En este contexto eclesial, social y político, un verdadero proceso sinodal podría resultar enormemente purificador para la Iglesia católica, para los estados y para la sociedad africana.
Cabría entonces preguntarse, ¿no tienen las Iglesias africanas una gran oportunidad de ajustar su manera de ejercer la autoridad “a la propuesta sinodal de comunión, participación y misión que se apoya en la convicción de que en la Iglesia nadie es más que nadie? Claro, solo los propios africanos y africanas pueden recorrer este camino, igual que lo están intentando las Iglesias americanas, que han reconocido tener en ocasiones un estilo autoritario y han iniciado un camino de conversión sinodal”.
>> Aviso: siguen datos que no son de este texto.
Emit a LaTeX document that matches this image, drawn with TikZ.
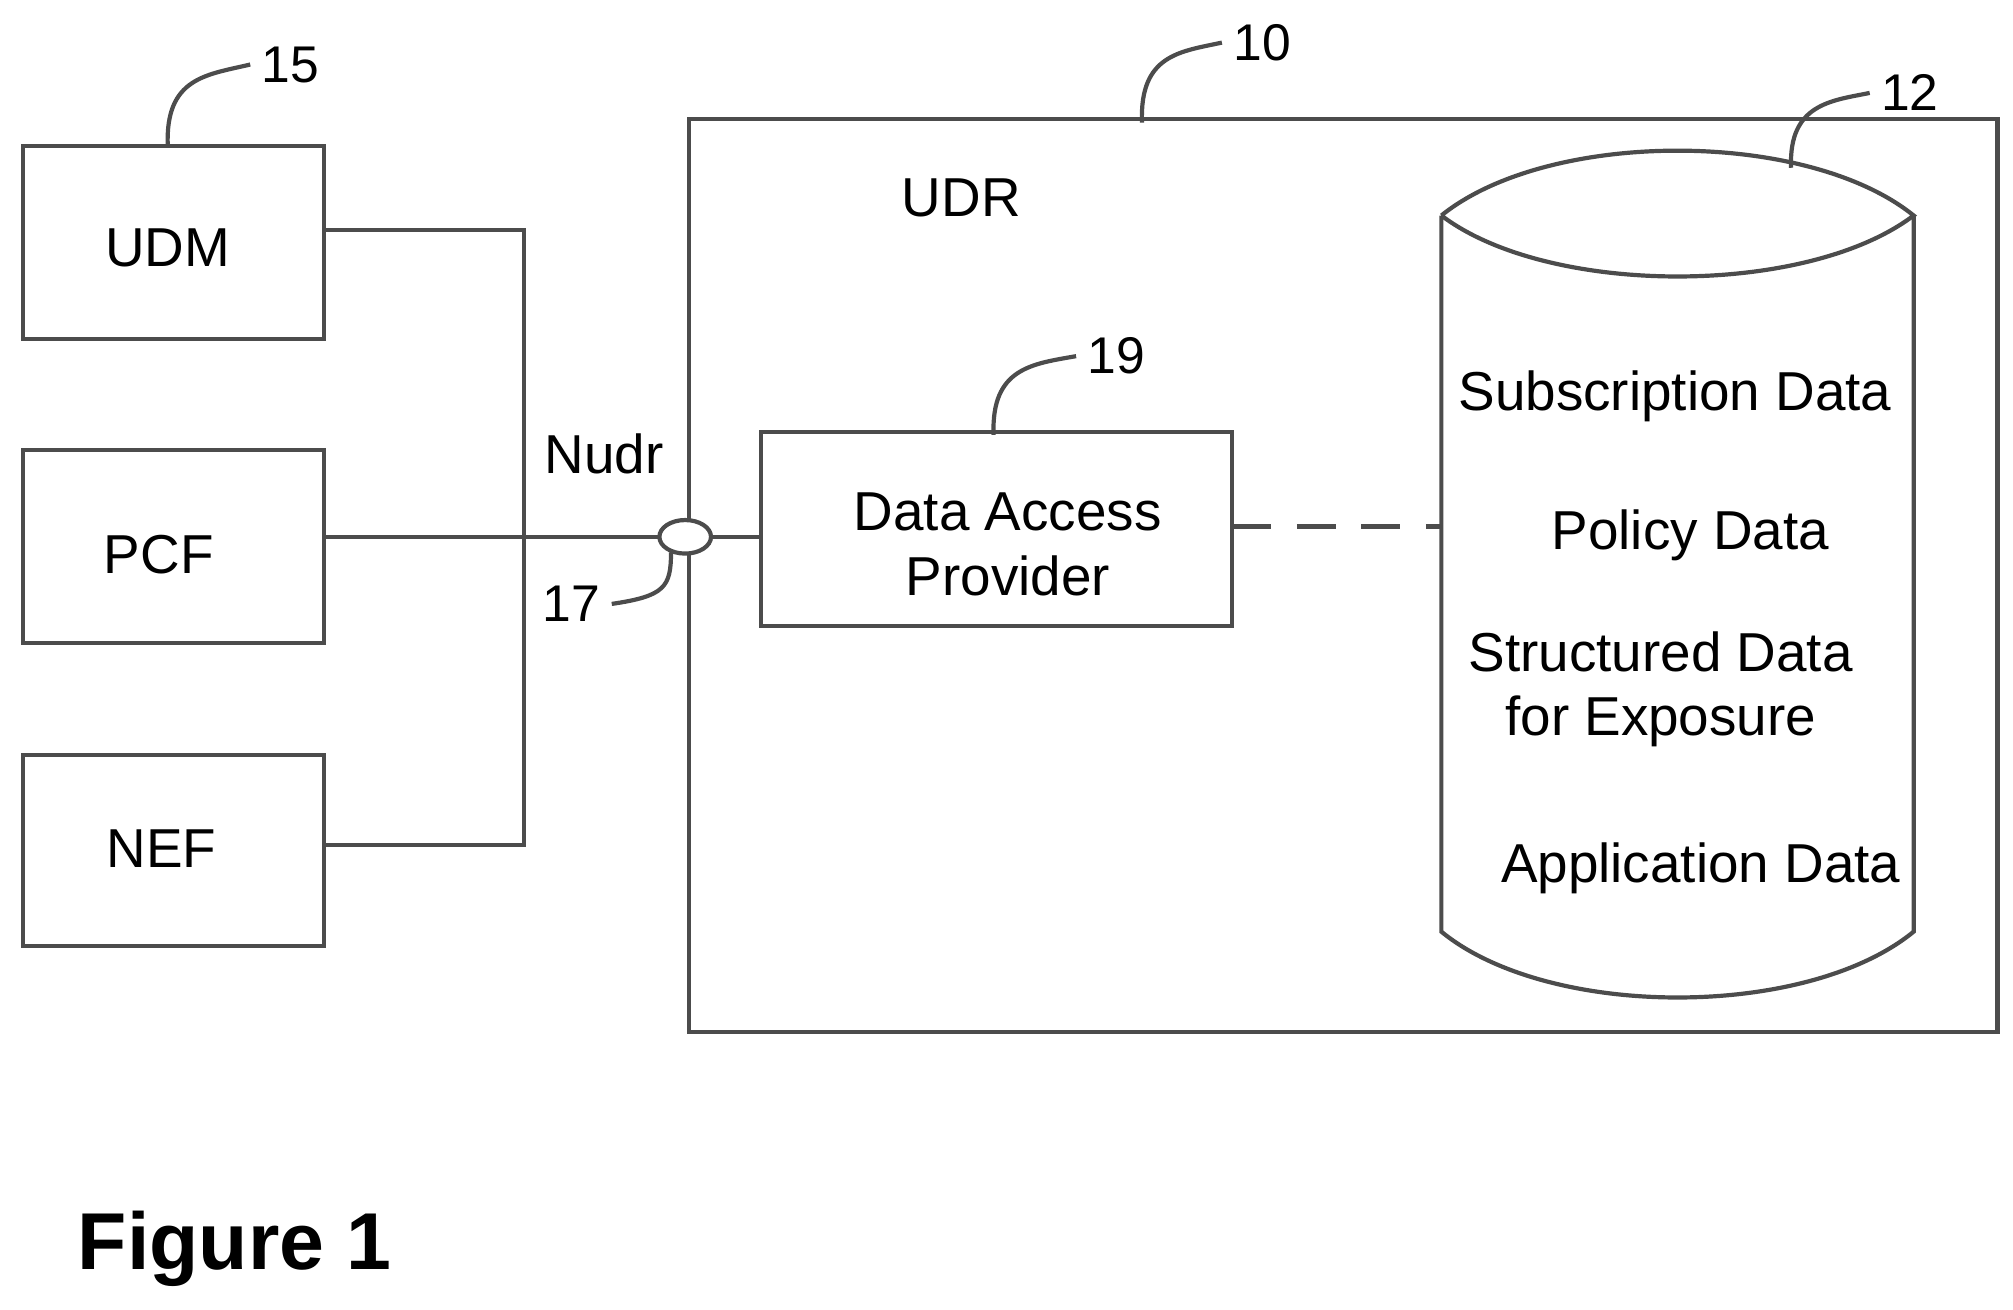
\documentclass[tikz,border=0pt]{standalone}
\usepackage{fontspec}
\setmainfont{Liberation Sans}
\begin{document}
\begin{tikzpicture}[x=0.4pt,y=-0.4pt,
  ln/.style={draw=black!70,line width=1.3pt},
  lbl/.style={font=\fontsize{17}{20}\selectfont},
  num/.style={font=\fontsize{16}{19}\selectfont},
  bx/.style={ln,fill=white}]
\useasboundingbox (0,0) rectangle (1560,1015);
% left boxes
\draw[ln] (251,178) -- (406,178) -- (406,655) -- (251,655);
\draw[ln] (251,416) -- (590,416);
\draw[bx] (18,113) rectangle (251,263);
\draw[bx] (18,349) rectangle (251,498);
\draw[bx] (18,585) rectangle (251,733);
\node[lbl] (udm) at (130,192) {UDM};
\node[lbl] (pcf) at (123,430) {PCF};
\node[lbl] (nef) at (125,658) {NEF};
% UDR box
\draw[ln] (534,92) rectangle (1548,800);
\node[lbl] (udr) at (745,153) {UDR};
\draw[ln,fill=white] (531,416) ellipse (20 and 13);
\coordinate (e) at (531,416);
\node[lbl] (nudr) at (468,352) {Nudr};
% DAP
\draw[bx] (590,335) rectangle (955,485);
\node[lbl,align=center] (dap) at (781,422) {Data Access\\Provider};
\draw[ln,dashed,dash pattern=on 12pt off 8pt] (955,408) -- (1117,408);
% cylinder
\draw[ln] (1117,167) .. controls (1200,100) and (1400,100) .. (1483,167)
  .. controls (1400,230) and (1200,230) .. (1117,167);
\draw[ln] (1117,167) -- (1117,722) .. controls (1200,790) and (1400,790) .. (1483,722) -- (1483,167);
\node[lbl] (s1) at (1298,307) {Subscription Data};
\node[lbl] (s2) at (1310,415) {Policy Data};
\node[lbl,align=center] (s3) at (1287,534) {Structured Data\\for Exposure};
\node[lbl] (s4) at (1318,673) {Application Data};
% reference numerals
\node[num] (n15) at (225,50) {15};
\draw[ln] (130,113) .. controls (128,60) and (160,58) .. (n15.west);
\node[num] (n10) at (978,33) {10};
\draw[ln] (885,95) .. controls (883,42) and (915,40) .. (n10.west);
\node[num] (n12) at (1480,72) {12};
\draw[ln] (1388,130) .. controls (1386,80) and (1420,78) .. (n12.west);
\node[num] (n19) at (865,276) {19};
\draw[ln] (770,337) .. controls (768,285) and (800,282) .. (n19.west);
\node[num] (n17) at (443,468) {17};
\draw[ln] (n17.east) .. controls (515,462) and (520,455) .. (520,428);
\node[font=\bfseries\fontsize{25}{30}\selectfont] (fig) at (182,968) {Figure 1};
\end{tikzpicture}
\end{document}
Sin embargo, las culturas y la praxis africanas ofrecen un símbolo muy elocuente, el árbol sagrado, el árbol de la vida común, el “Gandzelo”. En las culturas bantúes (más de la mitad del continente africano) el bosque y el árbol sagrados vienen “de la creencia profundamente arraigada de que la vida no termina con la muerte y de que la muerte y los muertos deben ser respetados, porque continúan viviendo”. Por ende, en las aldeas hay entonces un árbol donde la gente pide a los antepasados protección, salud, fecundidad, lluvia y donde se celebran las reuniones para tomar las decisiones sobre el futuro de la familia, la aldea y la sociedad. Y es bajo este árbol que se reúne el consejo de ancianos para tomar las decisiones relativas a la vida de la comunidad. El árbol sagrado es la representación de la democracia africana que afirma la responsabilidad común de los miembros de la comunidad, la igualdad de cuantos toman la palabra, y la voluntad de buscar juntos el bien común que han dejado en herencia los antepasados para caminar hacia el futuro.
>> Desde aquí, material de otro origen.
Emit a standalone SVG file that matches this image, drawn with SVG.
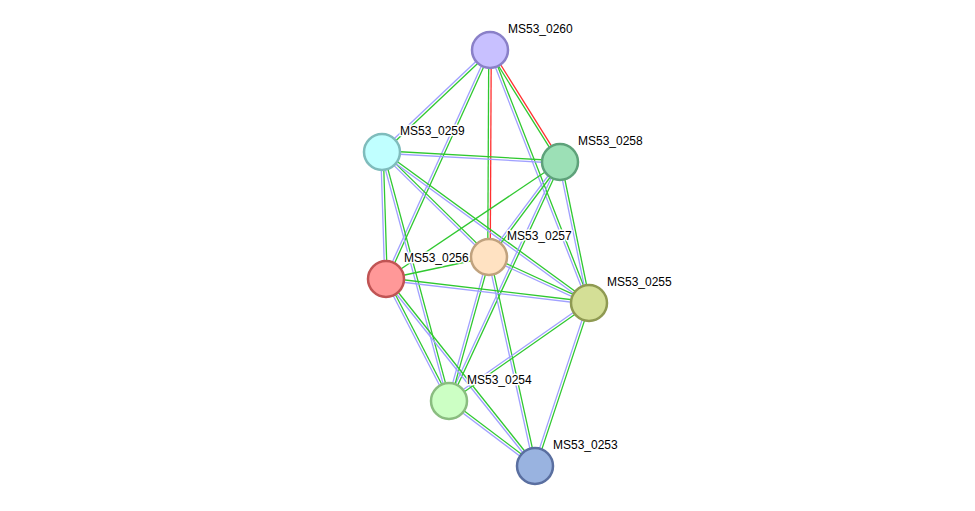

El árbol de la vida para la Iglesia cristiana es el árbol de la Cruz que recuerda a los fieles las palabras de Jesus, “no vine para ser servido, sino para servir y dar la vida para el bien de todos”. Es difícil bajo “este Árbol” ejercer una autoridad que refleje una mentalidad “clerical, patriarcal y jerárquica” sin entrar en conflicto directo con el Evangelio y sin, en último análisis, vivir en perpetua hipocresía intelectual y moral.
Solamente esta falta de transparencia y coherencia intelectual y moral de los cristianos, que son mayoría en muchos países africanos, explica lo que escribe María del Mar Martínez Rosón a propósito de Costa Rica: “Los resultados electorales muestran que los electores no siempre castigan a los políticos corruptos en las urnas y son capaces de votar a un político corrupto si lo consideran competente”.
Desde 1995, Transparencia Internacional estudia y publica el Índice de Percepción de la Corrupción (IPC) en el mundo. El informe de 2017 dice: “La mayoría de los países progresan poco o nada en su empeño para poner fin a la corrupción, mientras que periodistas y activistas en países corruptos ponen en riesgo sus vidas todos los días en su intento de denuncia”. Al mismo tiempo el informe, sin ninguna ambigüedad, señala a los países africanos como los peores clasificados y pone a África como cabeza en los índices de corrupción. Democracia, honradez y bien común, en la gestión pública no pueden ser disociados. Del mismo modo que no se pueden asociar Evangelio y una gestión de la autoridad en la Iglesia que sea clerical, patriarcal y jerárquica.
Dos años de Sínodo, ¿sabrán hacer regresar la democracia africana bajo el árbol sagrado y a la Iglesia bajo el Árbol Sagrado?